Ever wonder how beer goes from grain to glass?
Creativity meets science in each batch of beer brewed at Red Bear Brewing Co. We follow these methods below to control each variable as closely as we can through each step of the process. We also perform sensory tests to ensure the beer is up to snuff. As in we taste the beer. For quality. A lot.
1) milling and mash in
Grain is crushed in our mill and fed into and auger that carries it up to the mash-tun where it is mixed with precisely temperature controlled filtered water. Usually malted barley is used for craft beer, but sometimes wheat, oats, rye and other grains are added. Crushing the grain exposes it's endosperm which contains the starches that make up the body of the beer!
The crushed grain is mixed with water that is heated to a precise temperature. This activates enzymes that exist in the grain that break down the endosperm from starch to simpler sugars that yeast can easily consume. Once the enzymes are done, the liquid, now known as wort, is recirculated through the grain bed acting like a filter to remove as many particles of grain as possible.
Once the sugars and other flavor compounds are broken down the wort is transferred to the boil kettle. It is then boiled; this accomplishes a few things. Some undesirable compounds are boiled off. The wort is sterilized from the heat and concentrated to the specifications of the beer recipe. Hops are added for bitterness and flavor. Sometimes other simple sources of sugar and flavoring ingredients are also added.
4) Grain out
While the rest of the brewing process continues, the now-spent grain is removed from the mash tun and picked up by local farmers to be used for animal feed or composting. It’s the circle of liiiife!
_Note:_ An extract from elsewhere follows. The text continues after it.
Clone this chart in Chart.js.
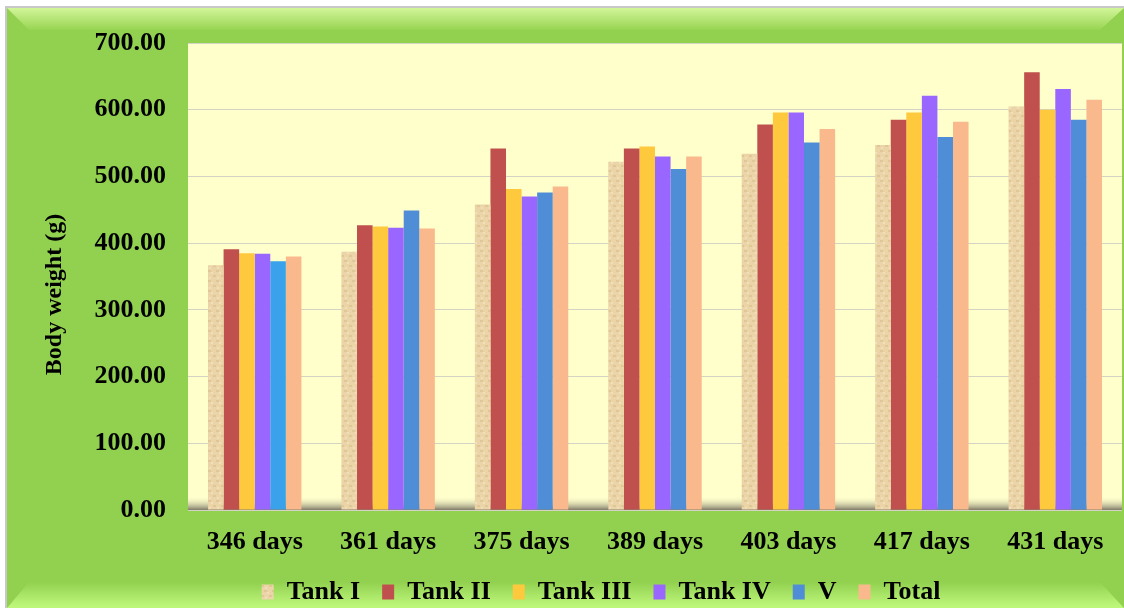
<!DOCTYPE html>
<html>
<head>
<meta charset="utf-8">
<script src="https://cdn.jsdelivr.net/npm/chart.js@4.4.1/dist/chart.umd.min.js"></script>
<style>
  html, body { margin: 0; padding: 0; background: #fff; }
  #wrap { width: 1124px; height: 608px; }
</style>
</head>
<body>
<div id="wrap"><canvas id="chart" width="1124" height="608"></canvas></div>
<script>
const days = ['346 days', '361 days', '375 days', '389 days', '403 days', '417 days', '431 days'];
const tank1 = [367, 387, 458, 522, 534, 547, 605];
const tank2 = [391, 427, 542, 542, 578, 585, 656];
const tank3 = [385, 425, 481, 545, 596, 596, 600];
const tank4 = [384, 423, 470, 530, 596, 621, 631];
const tankV = [373, 449, 476, 511, 551, 559, 585];
const total = [380, 422, 485, 530, 571, 582, 615];

const serif = '"Liberation Serif", "Times New Roman", serif';
Chart.defaults.font.family = serif;
Chart.defaults.font.weight = 'bold';
Chart.defaults.font.size = 26;
Chart.defaults.color = '#000';

// sandy texture for Tank I
function sandPattern() {
    const c = document.createElement('canvas');
    c.width = 8; c.height = 10;
    const g = c.getContext('2d');
    g.fillStyle = '#ebd4a8';
    g.fillRect(0, 0, 8, 10);
    g.fillStyle = '#e1c796';
    g.fillRect(0, 0, 3, 2);
    g.fillRect(5, 5, 3, 2);
    g.fillStyle = '#f1dfbb';
    g.fillRect(3, 2, 2, 2);
    g.fillRect(1, 7, 2, 2);
    return g.createPattern(c, 'repeat');
}

const vColors = days.map((d, i) => i == 0 ? '#3aa2ea' : '#4f8ed6');

const panel = {
    id: 'panel',
    beforeDraw(chart) {
        const ctx = chart.ctx;
        const a = chart.chartArea;
        ctx.save();
        ctx.fillStyle = '#ffffff';
        ctx.fillRect(0, 0, 1124, 608);
        ctx.fillStyle = '#c8c8c8';
        ctx.fillRect(5, 6, 1119, 602);
        ctx.fillStyle = '#92d050';
        ctx.fillRect(7, 8, 1117, 600);
        // top bevel
        let g = ctx.createLinearGradient(0, 8, 0, 30);
        g.addColorStop(0, '#d2f59a');
        g.addColorStop(1, '#98d452');
        ctx.fillStyle = g;
        ctx.beginPath();
        ctx.moveTo(7, 8); ctx.lineTo(1124, 8); ctx.lineTo(1100, 30); ctx.lineTo(29, 30);
        ctx.closePath(); ctx.fill();
        // bottom bevel
        g = ctx.createLinearGradient(0, 582, 0, 606);
        g.addColorStop(0, '#92d050');
        g.addColorStop(1, '#bdf77a');
        ctx.fillStyle = g;
        ctx.beginPath();
        ctx.moveTo(29, 582); ctx.lineTo(1100, 582); ctx.lineTo(1124, 608); ctx.lineTo(7, 608);
        ctx.closePath(); ctx.fill();
        // plot area + floor shadow
        ctx.fillStyle = '#ffffcc';
        ctx.fillRect(a.left, a.top, a.right - a.left, a.bottom - a.top);
        g = ctx.createLinearGradient(0, a.bottom - 14, 0, a.bottom);
        g.addColorStop(0, 'rgba(255,255,204,0)');
        g.addColorStop(1, '#7f7a68');
        ctx.fillStyle = g;
        ctx.fillRect(a.left, a.bottom - 14, a.right - a.left, 14);
        ctx.restore();
    }
};

const bold26 = { family: serif, size: 26, weight: 'bold' };

new Chart(document.querySelector('#chart'), {
    type: 'bar',
    data: {
        labels: days,
        datasets: [
            { label: 'Tank I', data: tank1, backgroundColor: sandPattern() },
            { label: 'Tank II', data: tank2, backgroundColor: '#c0504d' },
            { label: 'Tank III', data: tank3, backgroundColor: '#fec93c' },
            { label: 'Tank IV', data: tank4, backgroundColor: '#9966ff' },
            { label: 'V', data: tankV, backgroundColor: vColors },
            { label: 'Total', data: total, backgroundColor: '#fab98c' }
        ]
    },
    options: {
        responsive: false,
        animation: false,
        layout: { padding: { left: 80, right: 2, top: 43, bottom: -7 } },
        datasets: { bar: { barPercentage: 1, categoryPercentage: 0.7 } },
        plugins: {
            tooltip: { enabled: false },
            legend: {
                position: 'bottom',
                labels: {
                    color: '#000',
                    font: bold26,
                    boxWidth: 12,
                    boxHeight: 15,
                    padding: 22,
                    generateLabels(chart) {
                        const items = Chart.defaults.plugins.legend.labels.generateLabels(chart);
                        items.forEach(it => { it.lineWidth = 0; if (it.text == 'V') it.fillStyle = '#4f8ed6'; });
                        return items;
                    }
                }
            }
        },
        scales: {
            x: {
                grid: { display: false },
                border: { display: false },
                ticks: { color: '#000', font: bold26, padding: 9 },
                afterFit(s) { s.height = 47; }
            },
            y: {
                min: 0,
                max: 700,
                ticks: {
                    stepSize: 100,
                    color: '#000',
                    font: bold26,
                    padding: 22,
                    callback: v => v.toFixed(2)
                },
                grid: { color: '#d4d4c4', drawTicks: false },
                border: { display: false },
                title: {
                    display: true,
                    // trailing no-break spaces push the centred label a little lower, as in the original
                    text: 'Body weight (g)\u00a0\u00a0\u00a0\u00a0\u00a0\u00a0',
                    color: '#000',
                    font: { family: serif, size: 24, weight: 'bold' },
                    padding: { top: -40, bottom: 0 }
                },
                afterFit(s) { s.width = 108; }
            }
        }
    },
    plugins: [panel]
});
</script>
</body>
</html>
The wort is almost ready to be turned into beer! It passes through a heat exchanger to be cooled to a temperature that is safe for yeast to survive in on its way to a fermentation vessel. The water used to cool the wort is also filtered so it can be recycled back into the hot liquor tank. This saves both energy and water!
The now cooled wort is transferred into a fermentation vessel. Yeast is added which will consume the sugars in the wort to produce ethanol (alcohol) and Co2. During this process, depending on the strain of yeast and temperature it ferments at, the yeast can create a wide array of flavor and aroma compounds.
The newly created beer is transferred to a brite tank where it is further matured and carbonated. Once the beer is ready, it is kegged out to be served in our taproom or distributed to be poured elsewhere.
And that’s how your delicious Red Bear beer is made! Hopefully you’ve had one open while reading, but feel free to go get one now!